### Your task
Skip all pictures, then copy the lines from the start of the data through the line with "china_1990 = 11.6", keeping both ends.

### Data shown
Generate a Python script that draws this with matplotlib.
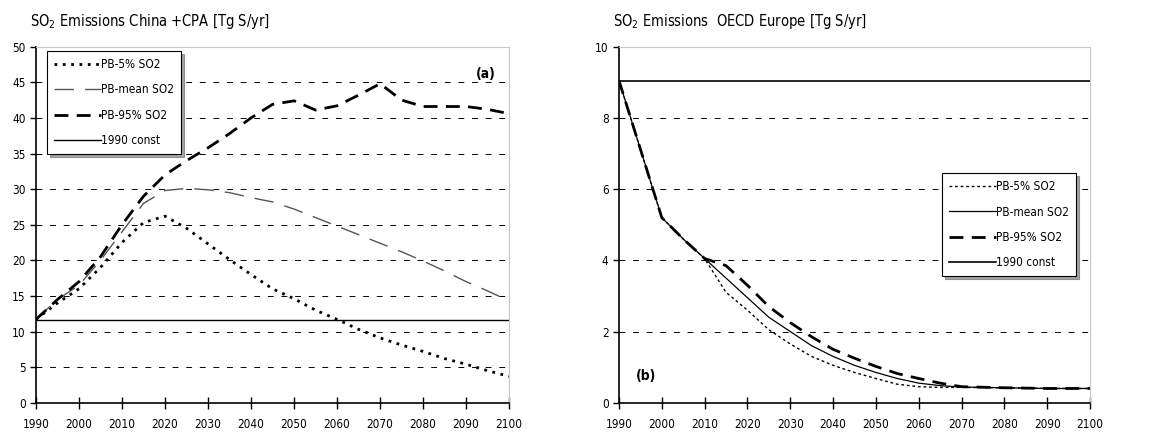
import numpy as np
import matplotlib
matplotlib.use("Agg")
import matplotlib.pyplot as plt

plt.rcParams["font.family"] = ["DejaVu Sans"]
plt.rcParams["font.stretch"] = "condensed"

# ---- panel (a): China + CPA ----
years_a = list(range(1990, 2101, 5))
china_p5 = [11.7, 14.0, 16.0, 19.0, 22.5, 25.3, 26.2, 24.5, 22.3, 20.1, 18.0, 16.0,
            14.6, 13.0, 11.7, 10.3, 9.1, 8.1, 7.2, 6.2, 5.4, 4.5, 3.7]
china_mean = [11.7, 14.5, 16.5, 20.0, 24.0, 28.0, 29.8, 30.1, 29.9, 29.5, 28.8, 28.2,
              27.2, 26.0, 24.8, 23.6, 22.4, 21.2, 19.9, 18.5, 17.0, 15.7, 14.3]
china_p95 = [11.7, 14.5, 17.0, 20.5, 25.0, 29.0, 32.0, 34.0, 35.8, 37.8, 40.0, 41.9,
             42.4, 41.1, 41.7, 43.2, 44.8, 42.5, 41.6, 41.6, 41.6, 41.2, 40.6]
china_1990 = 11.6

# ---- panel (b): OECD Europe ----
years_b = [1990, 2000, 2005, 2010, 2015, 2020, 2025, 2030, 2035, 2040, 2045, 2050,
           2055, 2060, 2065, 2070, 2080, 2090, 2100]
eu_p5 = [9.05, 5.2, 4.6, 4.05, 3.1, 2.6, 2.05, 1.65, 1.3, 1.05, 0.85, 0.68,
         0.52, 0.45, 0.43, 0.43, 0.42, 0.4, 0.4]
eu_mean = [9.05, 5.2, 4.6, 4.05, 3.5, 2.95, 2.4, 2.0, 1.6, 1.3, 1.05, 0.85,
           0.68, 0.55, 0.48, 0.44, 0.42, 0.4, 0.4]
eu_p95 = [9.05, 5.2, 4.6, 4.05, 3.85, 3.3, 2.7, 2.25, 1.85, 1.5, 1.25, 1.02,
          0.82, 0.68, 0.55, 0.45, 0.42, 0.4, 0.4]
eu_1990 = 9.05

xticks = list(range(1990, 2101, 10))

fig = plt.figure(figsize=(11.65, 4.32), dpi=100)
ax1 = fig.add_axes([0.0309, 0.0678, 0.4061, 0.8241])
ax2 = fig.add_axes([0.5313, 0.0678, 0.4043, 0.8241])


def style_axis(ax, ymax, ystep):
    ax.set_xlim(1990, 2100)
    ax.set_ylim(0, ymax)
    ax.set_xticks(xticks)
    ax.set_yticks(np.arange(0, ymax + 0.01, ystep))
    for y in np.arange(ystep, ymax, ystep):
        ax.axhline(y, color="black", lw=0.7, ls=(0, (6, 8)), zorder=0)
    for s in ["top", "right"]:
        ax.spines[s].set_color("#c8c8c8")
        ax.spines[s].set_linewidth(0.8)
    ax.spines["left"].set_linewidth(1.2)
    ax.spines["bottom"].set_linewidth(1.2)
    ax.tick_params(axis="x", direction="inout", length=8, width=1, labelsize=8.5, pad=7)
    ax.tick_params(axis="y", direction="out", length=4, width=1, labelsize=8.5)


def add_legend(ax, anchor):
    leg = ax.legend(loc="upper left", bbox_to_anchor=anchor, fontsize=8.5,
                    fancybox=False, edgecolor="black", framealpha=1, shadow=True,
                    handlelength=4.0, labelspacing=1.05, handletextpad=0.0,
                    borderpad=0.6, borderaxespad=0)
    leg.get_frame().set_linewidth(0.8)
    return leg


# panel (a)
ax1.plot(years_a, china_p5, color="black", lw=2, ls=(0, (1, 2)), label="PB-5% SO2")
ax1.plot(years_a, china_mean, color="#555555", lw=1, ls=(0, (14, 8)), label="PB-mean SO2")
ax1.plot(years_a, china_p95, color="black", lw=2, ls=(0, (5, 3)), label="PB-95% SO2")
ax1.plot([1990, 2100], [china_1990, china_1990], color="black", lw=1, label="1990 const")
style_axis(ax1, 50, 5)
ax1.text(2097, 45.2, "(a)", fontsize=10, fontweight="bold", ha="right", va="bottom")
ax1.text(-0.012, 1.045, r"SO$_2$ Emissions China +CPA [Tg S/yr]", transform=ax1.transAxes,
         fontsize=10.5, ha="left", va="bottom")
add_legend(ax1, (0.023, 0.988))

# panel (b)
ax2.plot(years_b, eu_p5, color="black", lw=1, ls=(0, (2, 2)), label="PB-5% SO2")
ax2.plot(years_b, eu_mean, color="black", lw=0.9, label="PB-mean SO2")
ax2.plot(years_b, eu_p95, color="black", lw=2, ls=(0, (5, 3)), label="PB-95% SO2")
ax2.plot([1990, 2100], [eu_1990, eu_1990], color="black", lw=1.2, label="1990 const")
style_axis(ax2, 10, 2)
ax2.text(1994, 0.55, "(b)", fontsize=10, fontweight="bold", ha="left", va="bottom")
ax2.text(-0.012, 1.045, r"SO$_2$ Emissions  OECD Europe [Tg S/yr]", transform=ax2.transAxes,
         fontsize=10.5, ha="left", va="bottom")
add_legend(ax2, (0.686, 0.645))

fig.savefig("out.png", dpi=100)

### Worked answer
Generate a Python script that draws this with matplotlib.
import numpy as np
import matplotlib
matplotlib.use("Agg")
import matplotlib.pyplot as plt

plt.rcParams["font.family"] = ["DejaVu Sans"]
plt.rcParams["font.stretch"] = "condensed"

# ---- panel (a): China + CPA ----
years_a = list(range(1990, 2101, 5))
china_p5 = [11.7, 14.0, 16.0, 19.0, 22.5, 25.3, 26.2, 24.5, 22.3, 20.1, 18.0, 16.0,
            14.6, 13.0, 11.7, 10.3, 9.1, 8.1, 7.2, 6.2, 5.4, 4.5, 3.7]
china_mean = [11.7, 14.5, 16.5, 20.0, 24.0, 28.0, 29.8, 30.1, 29.9, 29.5, 28.8, 28.2,
              27.2, 26.0, 24.8, 23.6, 22.4, 21.2, 19.9, 18.5, 17.0, 15.7, 14.3]
china_p95 = [11.7, 14.5, 17.0, 20.5, 25.0, 29.0, 32.0, 34.0, 35.8, 37.8, 40.0, 41.9,
             42.4, 41.1, 41.7, 43.2, 44.8, 42.5, 41.6, 41.6, 41.6, 41.2, 40.6]
china_1990 = 11.6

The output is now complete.